Will decision making improve if we understand the bias in the decision making unit?

As a human I know we all have biases, and we all have different biases. We expose certain biases based on context, time, and people. We know that bias forms because of experience, and we are sure that social context reinforces perceived inconstancy.  Bias is like a mirror and can show our good and bad sides.

As a director, you have to have experience before taking on the role, even as a founder director. This thought-piece asks if we know where our business biases start from and what direction of travel they create. Business bias is the bias you have right now that affects your choice, judgment and decision making. Business bais is something that our data cannot tell us. Data can tell me if your incentive removes choice or aligns with an outcome. 

At the most superficial level, we know that the expectations of board members drive decisions.  The decisions we take link to incentives, rewards and motivations and our shared values

If we unpack this simple model, we can follow (the blue arrows in the diagram below) that says your expectation builds shared values that focus/highlight the rewards and motivations (as a group) we want. These, in turn, drives new expectations.

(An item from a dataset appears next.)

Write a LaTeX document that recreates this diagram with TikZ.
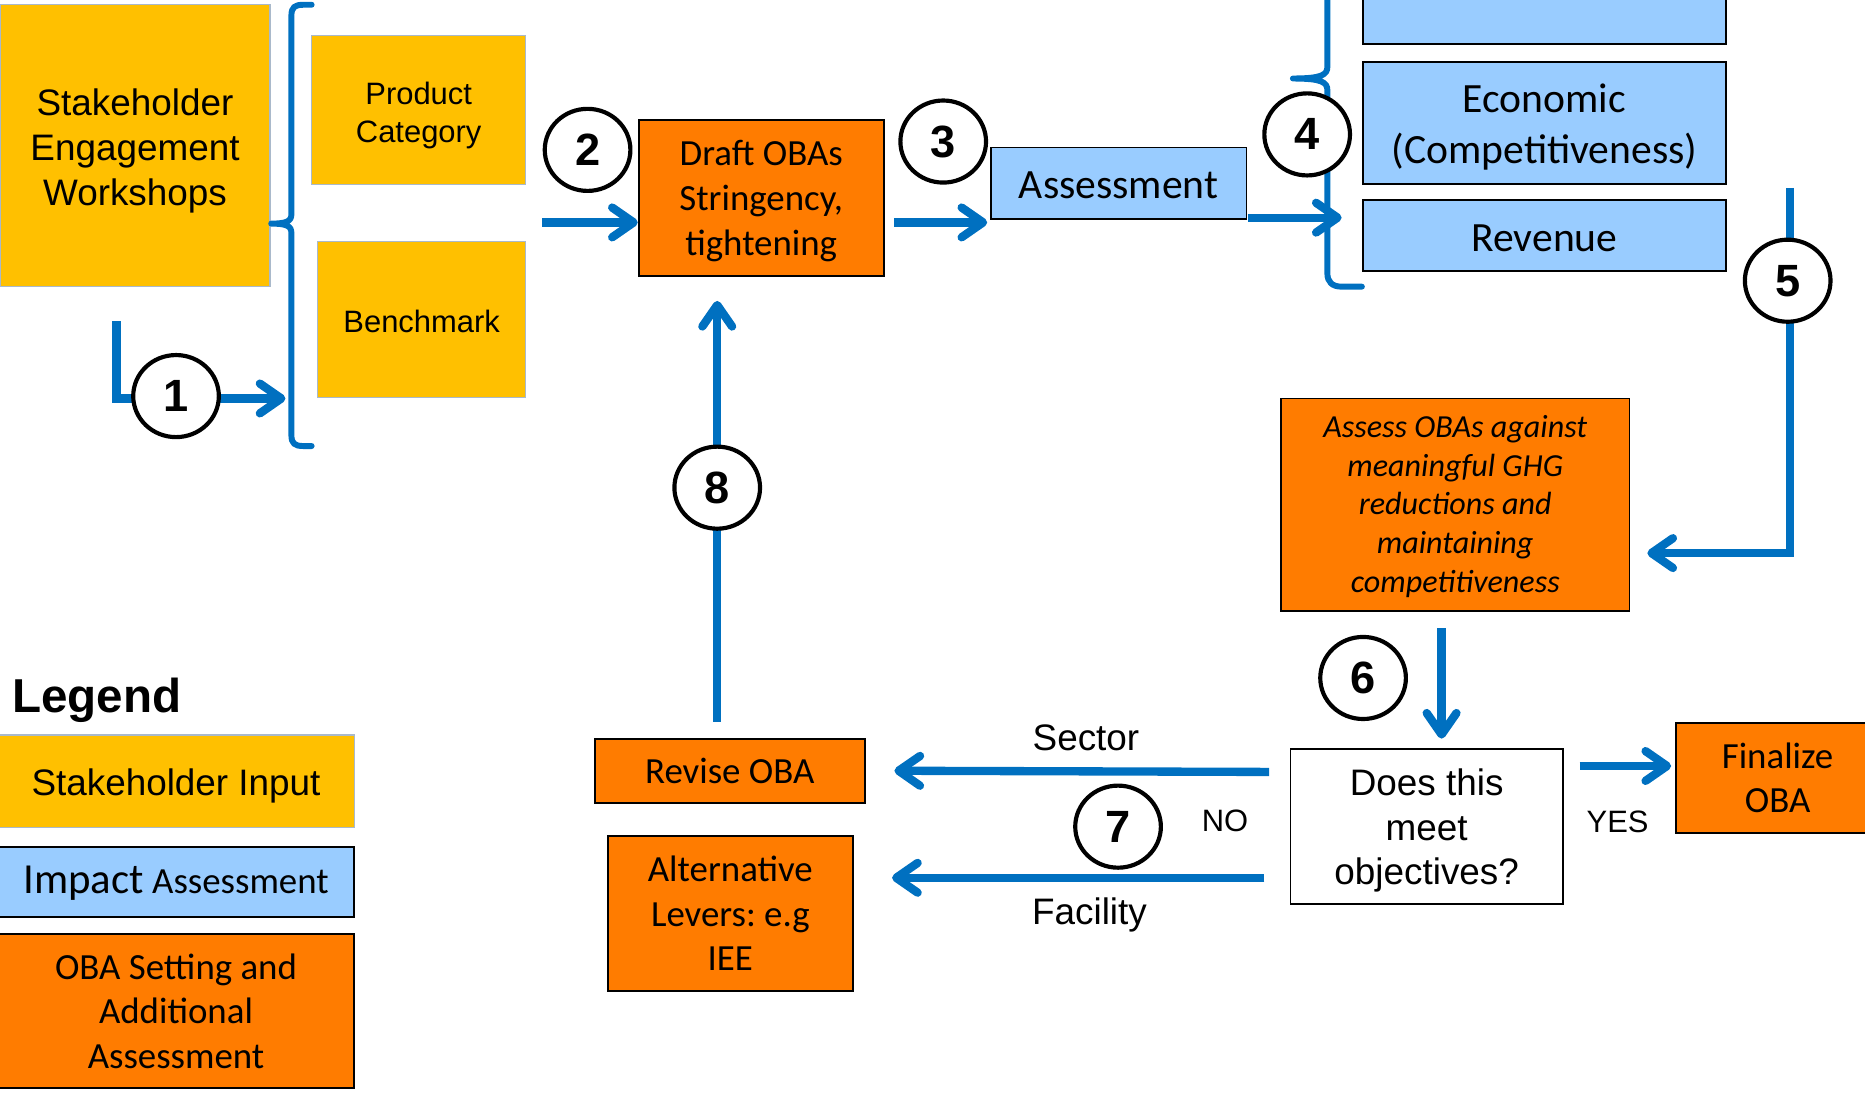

However, equally, we could follow (the orange arrows) and observe that expectations search and align with rewards and motivations we are given; this exposes our shared values that create new expectations for us. 

Whilst Individual bias is complex; board or group bias adds an element of continuous dynamic change. We have observed and been taught this based on the “forming storming norming performing” model of group development first proposed by Bruce Tuckman in 1965, who said that these phases are all necessary and inevitable for a team to grow face up to challenges, tackle problems, find solutions, plan work, and deliver results.

The observation here is that whilst we might all follow the Tuckman ideals of “time”; in terms of the process to get to perfroming, of which there is lots of data to support, his model ignores the process of self-discovery we pass through during each phase, assuming that we align during the storming (conflicts and tensions) phase but ignore that we fundamentally have different approaches.  Do you follow the blue of orange route and from where did you start.

This is non-more evident than when you get a “board with mixed experience”, in this case, the diversity of experience is a founder, family business and promoted leader. The reason is that if you add their starting positions to the map, we tend to find they start from different biased positions and may be travelling in different directions.  Thank you to Claudia Heimer for stimulating this thought.  The storming phase may align the majority round the team but will not change the underlying ideals and biases in the individuals, which means we don’t explose the paradoxes in decision making. 

What does this all mean? As a CDO, we are tasked with finding data to support decisions? Often leadership will not follow the data, and we are left with questions. Equally, some leaders blindly follow the data without questioning it. Maybe it is time to collect smaller data at the board to uncover how we work and expose a bias in our decision making.